Voilà 20 ans qu’Alexandre Lukashenko se trouve à la tête du pays. Aujourd‘hui, la tendance générale est à la persécution, à des fins politiques, des représentants de la société civile et de l’opposition, alors que les restrictions sur les droits civils et politiques des citoyens sont omniprésentes, à la fois dans la législation et dans la pratique.
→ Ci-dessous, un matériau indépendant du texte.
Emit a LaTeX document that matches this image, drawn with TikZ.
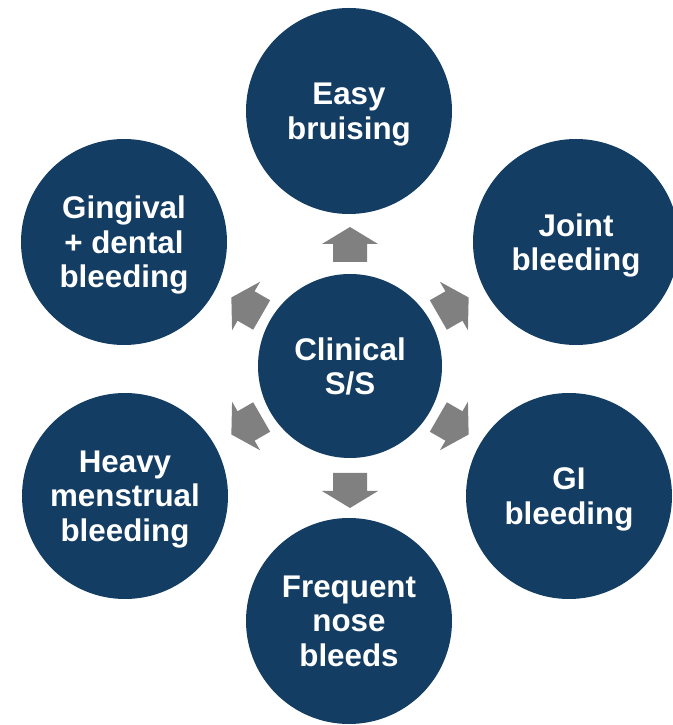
\documentclass[tikz,border=0pt]{standalone}
\usepackage{fontspec}
\setmainfont{Liberation Sans}
\definecolor{navy}{RGB}{19,61,99}
\definecolor{arrowgray}{RGB}{128,128,128}
\tikzset{
  bubble/.style={circle, fill=navy, draw=none, text=white, minimum size=206*0.75pt,
    inner sep=0pt, align=center, font=\fontsize{23.5pt}{25.9pt}\selectfont\bfseries},
  hub/.style={bubble, minimum size=184*0.75pt},
  blockarrow/.style={fill=arrowgray, draw=none}
}
% last line of a label: descenders do not count for centring
\newcommand{\lastline}[1]{\raisebox{0pt}[\height][0pt]{#1}}
% block arrow pointing away from a centre, at angle #2, tail at distance #3
\newcommand{\outarrow}[3]{%
  \begin{scope}[shift={(#1.center)}, rotate=#2]
    \fill[blockarrow] (#3,-17) -- (#3+18,-17) -- (#3+18,-28) -- (#3+35,0)
      -- (#3+18,28) -- (#3+18,17) -- (#3,17) -- cycle;
  \end{scope}}
\begin{document}
\begin{tikzpicture}[x=0.75pt, y=0.75pt]
  \useasboundingbox (0,0) rectangle (673,725);
  \clip (0,0) rectangle (673,725);
  \fill[white] (0,0) rectangle (673,725);

  \node[hub] (hub) at (350,359) {Clinical\\\lastline{S/S}};

  \node[bubble] (bruise) at (349,614) {Easy\\\lastline{bruising}};
  \node[bubble] (joint) at (576,483) {Joint\\\lastline{bleeding}};
  \node[bubble] (gi) at (569,229) {GI\\\lastline{bleeding}};
  \node[bubble] (nose) at (349,104) {Frequent\\nose\\\lastline{bleeds}};
  \node[bubble] (menses) at (125,229) {Heavy\\menstrual\\\lastline{bleeding}};
  \node[bubble] (gums) at (124,483) {Gingival\\+ dental\\\lastline{bleeding}};

  \outarrow{hub}{90}{104}
  \outarrow{hub}{30}{102}
  \outarrow{hub}{-30}{102}
  \outarrow{hub}{-90}{107}
  \outarrow{hub}{210}{102}
  \outarrow{hub}{150}{102}
\end{tikzpicture}
\end{document}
9 prisonniers politiques sont encore détenus, malgré la mobilisation constante pour obtenir leur libération d’organisations de défense des droits de l’Homme bélarusses et internationales, ainsi que d’organismes intergouvernementaux : Ales Bialiatski, défenseur des droits humains, directeur du Centre des droits de l’Homme « Viasna » et Vice-président de la FIDH (Fédération internationale des ligues des droits de l’Homme), Mikolai Statkevich, candidat à l’élection présidentielle de 2010, les militants Andrei Haidukov, Vasilii Parfenkov, Nikolai Dedok, Igor Olinevich, Eduard Lobov, Evgenii Vaskovich et Artem Prokopenko. Les conditions de leur détention et leur état de santé inspirent de très sérieuses inquiétudes.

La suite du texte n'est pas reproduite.